The combination of a shortage of mortgage funding, declining house prices in many regions, evolving regulatory pressures and an aversion to risk in the market has produced a sharp decline in borrowing relative to property value.

"Table One shows the dramatic impact on first-time buyers of the removal over the last couple of years or so of mortgages allowing customers to borrow 95% or more of the property’s value, and the move towards lower loan-to-value products.

Help for first-time buyers

So, what can be done to ease the constraints on first-time buyers?

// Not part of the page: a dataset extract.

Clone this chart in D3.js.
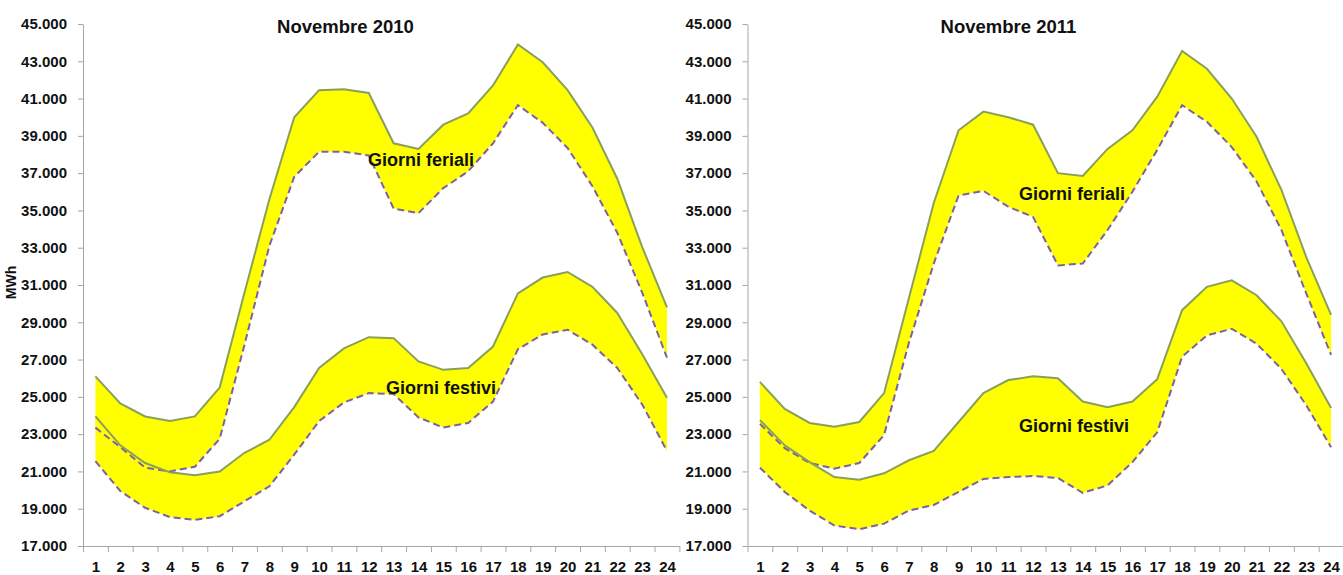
<!DOCTYPE html>
<html>
<head>
<meta charset="utf-8">
<script src="https://cdn.jsdelivr.net/npm/d3@7/dist/d3.min.js"></script>
<style>
  html, body { margin: 0; padding: 0; background: #ffffff; }
  svg { display: block; }
  text { font-family: "Liberation Sans", Arial, sans-serif; font-weight: bold; fill: #111; }
</style>
</head>
<body>
<svg id="chart" width="1343" height="575"></svg>
<script>
// Hours of the day (category axis)
const hours = [1, 2, 3, 4, 5, 6, 7, 8, 9, 10, 11, 12, 13, 14, 15, 16, 17, 18, 19, 20, 21, 22, 23, 24];

// Y axis ticks (MWh)
const yTickValues = [17000, 19000, 21000, 23000, 25000, 27000, 29000, 31000, 33000, 35000, 37000, 39000, 41000, 43000, 45000];

// November 2010 – hourly demand range, working days (max / min)
const ferialiMax2010 = [26100, 24650, 23950, 23700, 23950, 25500, 30600, 35600, 40000, 41450, 41500, 41300, 38600, 38300, 39600, 40200, 41700, 43900, 42950, 41450, 39450, 36700, 33050, 29800];
const ferialiMin2010 = [23350, 22300, 21200, 21000, 21250, 22750, 27800, 33100, 36800, 38150, 38150, 37950, 35100, 34850, 36200, 37100, 38600, 40650, 39700, 38350, 36300, 33800, 30600, 27100];
// November 2010 – holidays (max / min)
const festiviMax2010 = [23950, 22400, 21450, 20950, 20800, 21000, 22000, 22700, 24450, 26550, 27600, 28200, 28150, 26900, 26450, 26550, 27700, 30550, 31400, 31700, 30900, 29500, 27300, 24950];
const festiviMin2010 = [21550, 19950, 19050, 18550, 18400, 18600, 19400, 20200, 21900, 23700, 24700, 25200, 25150, 23900, 23350, 23600, 24750, 27550, 28350, 28600, 27800, 26550, 24600, 22100];

// November 2011 – working days (max / min)
const ferialiMax2011 = [25800, 24350, 23600, 23400, 23650, 25200, 30300, 35400, 39300, 40300, 40000, 39600, 37000, 36850, 38300, 39300, 41100, 43550, 42600, 41000, 38950, 36100, 32500, 29400];
const ferialiMin2011 = [23550, 22250, 21450, 21150, 21450, 22950, 27900, 32150, 35800, 36050, 35200, 34650, 32050, 32150, 33950, 36000, 38250, 40650, 39750, 38400, 36550, 33950, 30550, 27250];
// November 2011 – holidays (max / min)
const festiviMax2011 = [23750, 22400, 21500, 20700, 20550, 20900, 21600, 22100, 23650, 25200, 25900, 26100, 26000, 24750, 24450, 24750, 25950, 29650, 30900, 31250, 30450, 29050, 26800, 24400];
const festiviMin2011 = [21200, 19900, 18900, 18100, 17900, 18200, 18900, 19200, 19900, 20600, 20700, 20750, 20650, 19850, 20250, 21500, 23100, 27150, 28300, 28650, 27850, 26500, 24550, 22300];

const titles = ["Novembre 2010", "Novembre 2011"];
const bandLabels = ["Giorni feriali", "Giorni festivi"];
const yAxisTitle = "MWh";

const itLocale = d3.formatLocale({ decimal: ",", thousands: ".", grouping: [3], currency: ["", " €"] });
const fmt = itLocale.format(",");

const svg = d3.select("#chart");

const panels = [
  {
    left: 83, width: 596.4, title: titles[0], titleX: 345.5,
    bands: [
      { max: ferialiMax2010, min: ferialiMin2010, label: bandLabels[0], lx: 368, ly: 166 },
      { max: festiviMax2010, min: festiviMin2010, label: bandLabels[1], lx: 386, ly: 393.5 }
    ],
    showYTitle: true
  },
  {
    left: 747.5, width: 596, title: titles[1], titleX: 1008.5,
    bands: [
      { max: ferialiMax2011, min: ferialiMin2011, label: bandLabels[0], lx: 1019, ly: 199.5 },
      { max: festiviMax2011, min: festiviMin2011, label: bandLabels[1], lx: 1019, ly: 432 }
    ],
    showYTitle: false
  }
];

const plotTop = 24, plotBottom = 546;

panels.forEach(p => {
  const g = svg.append("g").attr("transform", `translate(${p.left},0)`);

  const x = d3.scaleLinear().domain([0.5, 24.5]).range([0, p.width]);
  const y = d3.scaleLinear().domain([17000, 45000]).range([plotBottom, plotTop]);

  // bands: filled region between max and min
  p.bands.forEach(b => {
    const rows = hours.map((h, i) => ({ h, hi: b.max[i], lo: b.min[i] }));
    g.append("path")
      .datum(rows)
      .attr("fill", "#ffff00")
      .attr("d", d3.area().x(d => x(d.h)).y0(d => y(d.lo)).y1(d => y(d.hi)));
  });

  p.bands.forEach(b => {
    const rows = hours.map((h, i) => ({ h, hi: b.max[i], lo: b.min[i] }));
    g.append("path")
      .datum(rows)
      .attr("fill", "none")
      .attr("stroke", "#7d62a3")
      .attr("stroke-width", 2)
      .attr("stroke-dasharray", "7,4")
      .attr("d", d3.line().x(d => x(d.h)).y(d => y(d.lo)));
    g.append("path")
      .datum(rows)
      .attr("fill", "none")
      .attr("stroke", "#8aa05a")
      .attr("stroke-width", 2)
      .attr("d", d3.line().x(d => x(d.h)).y(d => y(d.hi)));
  });

  // y axis
  const yAxis = g.append("g")
    .call(d3.axisLeft(y).tickValues(yTickValues).tickFormat(fmt).tickSize(5).tickSizeOuter(0).tickPadding(11));
  yAxis.selectAll("text").style("font-size", "15px").attr("fill", "#111");

  // x axis: tick marks on category boundaries
  g.append("g").attr("transform", `translate(0,${plotBottom})`)
    .call(d3.axisBottom(x).tickValues(hours.map(h => h - 0.5).concat([24.5])).tickFormat("").tickSize(6).tickSizeOuter(0));
  // x axis: hour labels centred in each category
  const xLabels = g.append("g").attr("transform", `translate(0,${plotBottom})`)
    .call(d3.axisBottom(x).tickValues(hours).tickSize(0).tickPadding(15.5));
  xLabels.select(".domain").remove();
  xLabels.selectAll("text").style("font-size", "15px").attr("fill", "#111");

  g.selectAll(".domain, .tick line").attr("stroke", "#a6a6a6").attr("stroke-width", 1);

  // band labels
  p.bands.forEach(b => {
    svg.append("text")
      .attr("x", b.lx).attr("y", b.ly)
      .style("font-size", "18px")
      .text(b.label);
  });

  // title
  svg.append("text")
    .attr("x", p.titleX).attr("y", 32.7)
    .attr("text-anchor", "middle")
    .style("font-size", "18.5px")
    .text(p.title);

  if (p.showYTitle) {
    svg.append("text")
      .attr("transform", "translate(16,282.5) rotate(-90)")
      .attr("text-anchor", "middle")
      .style("font-size", "14px")
      .text(yAxisTitle);
  }
});
</script>
</body>
</html>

One of the biggest challenges is trying to help within the context of a wider mortgage market that remains heavily constrained by a shortage of funding.

This imposes its own restriction on the capacity or appetite of firm to innovate or take on risks associated with groups falling outside a safe core of low-risk customers – those with impeccable credit records seeking to borrow at low loan-to-value ratios.

Regulatory reform and new conduct rules are reinforcing these trends. Put simply, mortgages with a loan-to-value ratio of over 90% typically require eight times as much regulatory capital as those with a ratio below 60%.

Although we favour more intensive and intrusive regulatory supervision, lenders have responded to pressures to squeeze risk out of their businesses. This reinforces the barriers against first-time buyers with small deposits – one of the groups of customers associated with higher risk.

Fundamentally, the main barrier is that lenders essentially find it more difficult to take the risk associated with high loan-to-value mortgages, particularly those above 90%, partly because of its price.

Where a firm is prepared to be more flexible, it typically requires additional measures to reinforce the borrower’s commitment or to offset the higher commercial exposure.

Firms are more likely show to engage where the risks are shared with other parties. The market has devised a number of ways of achieving this, including mortgage indemnity insurance and the use of guarantees, including deposit accounts for parents’ savings that pay interest but can be drawn upon by the lender if there are problems in meeting the mortgage commitments.